● TASK TO COMPLETE: What is the number of lines containing the string "draw"? Answer with the number only.

● RECORD EXTRACTS:
☆ ☆ ☆ ☆
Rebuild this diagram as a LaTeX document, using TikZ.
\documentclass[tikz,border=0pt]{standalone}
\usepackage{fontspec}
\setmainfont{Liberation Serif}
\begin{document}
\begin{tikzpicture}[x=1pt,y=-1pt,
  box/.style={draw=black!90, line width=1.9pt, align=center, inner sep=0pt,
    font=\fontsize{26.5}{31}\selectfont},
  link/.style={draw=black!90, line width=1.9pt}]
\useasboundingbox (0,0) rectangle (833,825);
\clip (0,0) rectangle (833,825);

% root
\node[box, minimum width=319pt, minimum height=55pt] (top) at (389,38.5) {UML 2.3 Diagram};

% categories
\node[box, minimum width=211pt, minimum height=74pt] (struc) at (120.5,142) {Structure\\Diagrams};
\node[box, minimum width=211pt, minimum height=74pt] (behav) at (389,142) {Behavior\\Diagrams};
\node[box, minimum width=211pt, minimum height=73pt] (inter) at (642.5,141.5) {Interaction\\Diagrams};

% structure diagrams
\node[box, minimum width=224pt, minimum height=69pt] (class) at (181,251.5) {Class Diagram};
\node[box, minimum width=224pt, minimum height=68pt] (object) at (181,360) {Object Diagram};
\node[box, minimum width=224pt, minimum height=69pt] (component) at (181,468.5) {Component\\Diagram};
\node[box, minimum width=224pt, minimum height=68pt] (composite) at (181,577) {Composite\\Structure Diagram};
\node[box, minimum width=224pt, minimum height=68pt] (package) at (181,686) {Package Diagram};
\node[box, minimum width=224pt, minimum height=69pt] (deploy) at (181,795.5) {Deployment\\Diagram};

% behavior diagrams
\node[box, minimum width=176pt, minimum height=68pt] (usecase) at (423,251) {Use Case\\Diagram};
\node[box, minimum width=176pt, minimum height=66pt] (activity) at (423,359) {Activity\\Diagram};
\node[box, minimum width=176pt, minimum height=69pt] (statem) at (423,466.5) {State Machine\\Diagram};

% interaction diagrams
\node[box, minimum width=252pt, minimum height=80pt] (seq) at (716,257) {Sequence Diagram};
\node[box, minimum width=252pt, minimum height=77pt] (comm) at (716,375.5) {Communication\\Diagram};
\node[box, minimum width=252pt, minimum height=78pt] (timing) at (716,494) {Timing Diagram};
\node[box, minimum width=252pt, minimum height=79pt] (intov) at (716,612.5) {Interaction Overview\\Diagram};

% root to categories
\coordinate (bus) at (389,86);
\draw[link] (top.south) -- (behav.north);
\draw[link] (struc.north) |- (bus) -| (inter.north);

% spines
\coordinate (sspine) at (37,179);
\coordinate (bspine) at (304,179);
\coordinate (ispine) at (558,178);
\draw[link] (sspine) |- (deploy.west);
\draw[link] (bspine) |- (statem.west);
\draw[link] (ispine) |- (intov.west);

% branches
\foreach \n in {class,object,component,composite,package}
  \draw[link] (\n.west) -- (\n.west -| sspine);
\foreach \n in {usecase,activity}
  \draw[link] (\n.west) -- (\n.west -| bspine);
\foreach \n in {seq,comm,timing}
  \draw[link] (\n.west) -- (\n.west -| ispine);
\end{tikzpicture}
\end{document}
☆ ☆ ☆ ☆
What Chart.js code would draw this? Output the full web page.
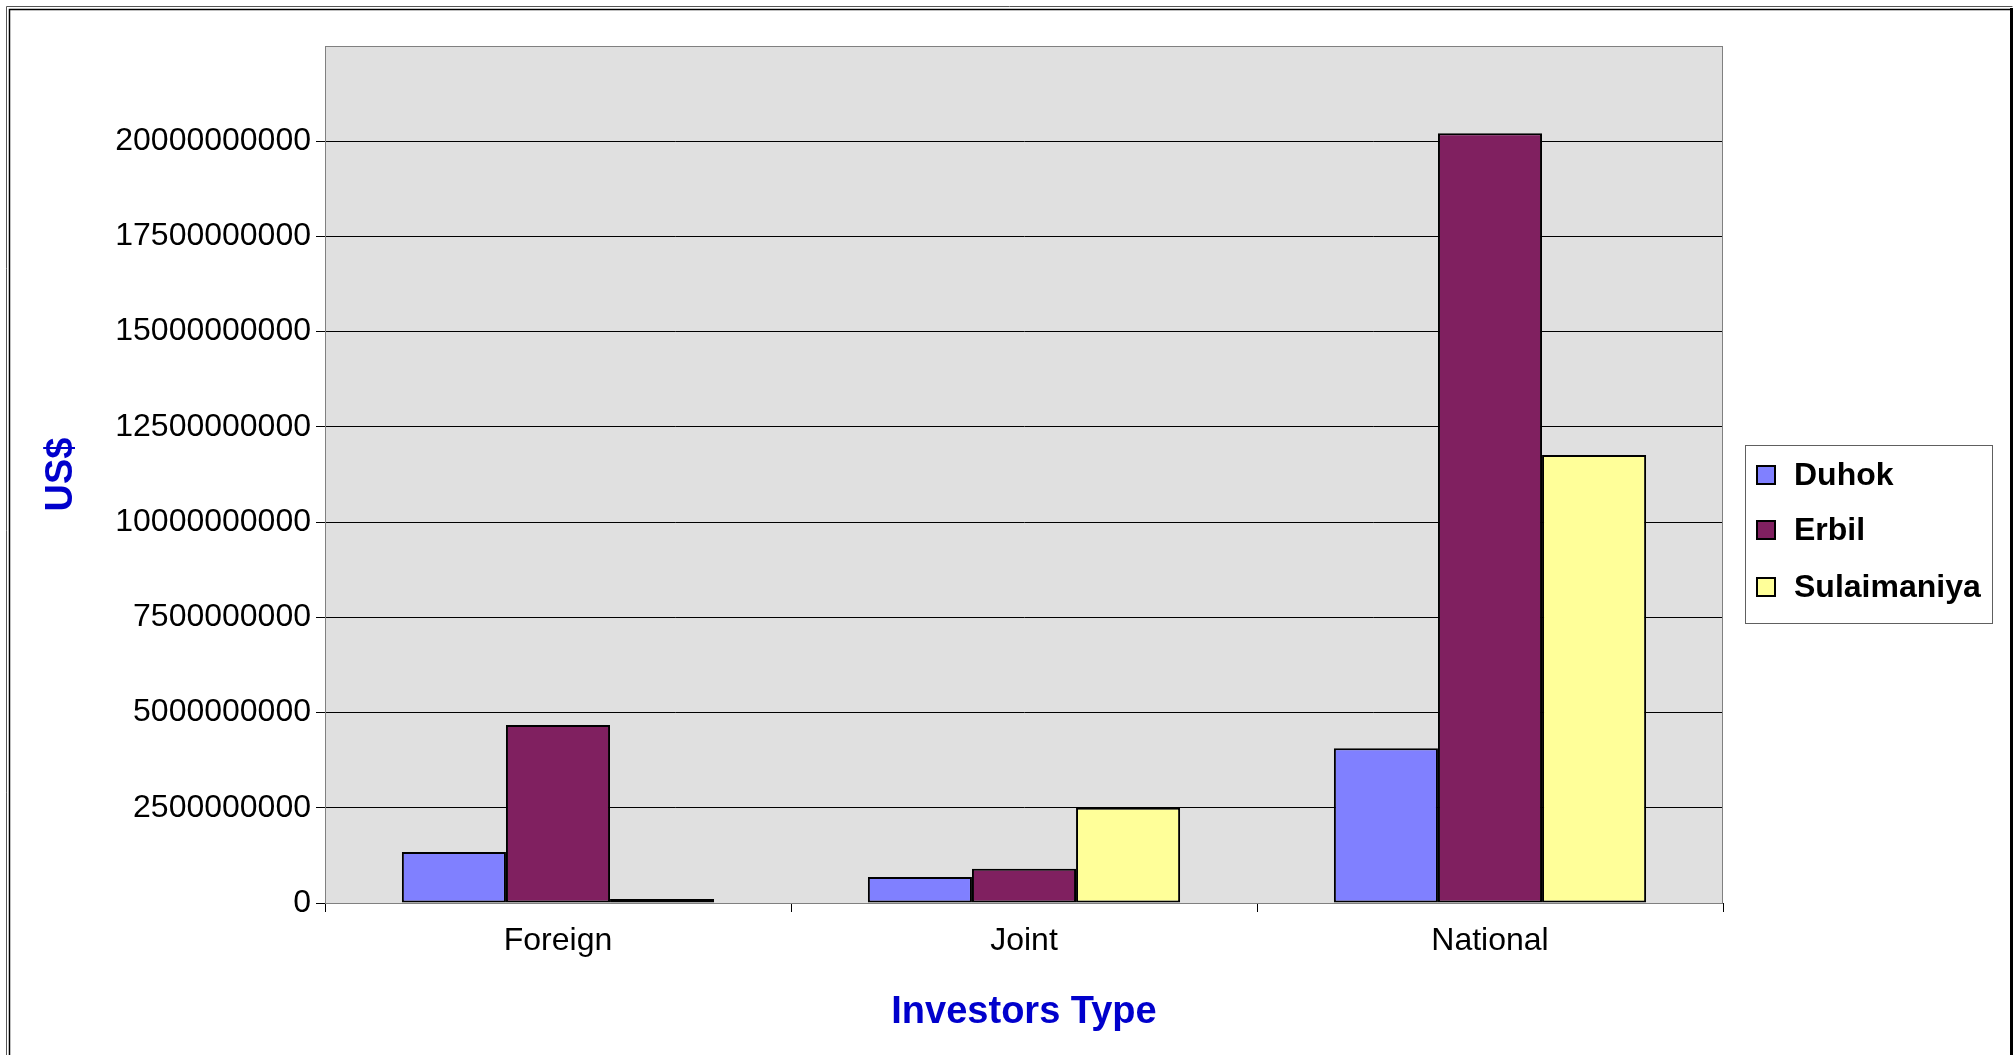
☆ ☆ ☆ ☆
● ANSWER TO THIS TASK: 11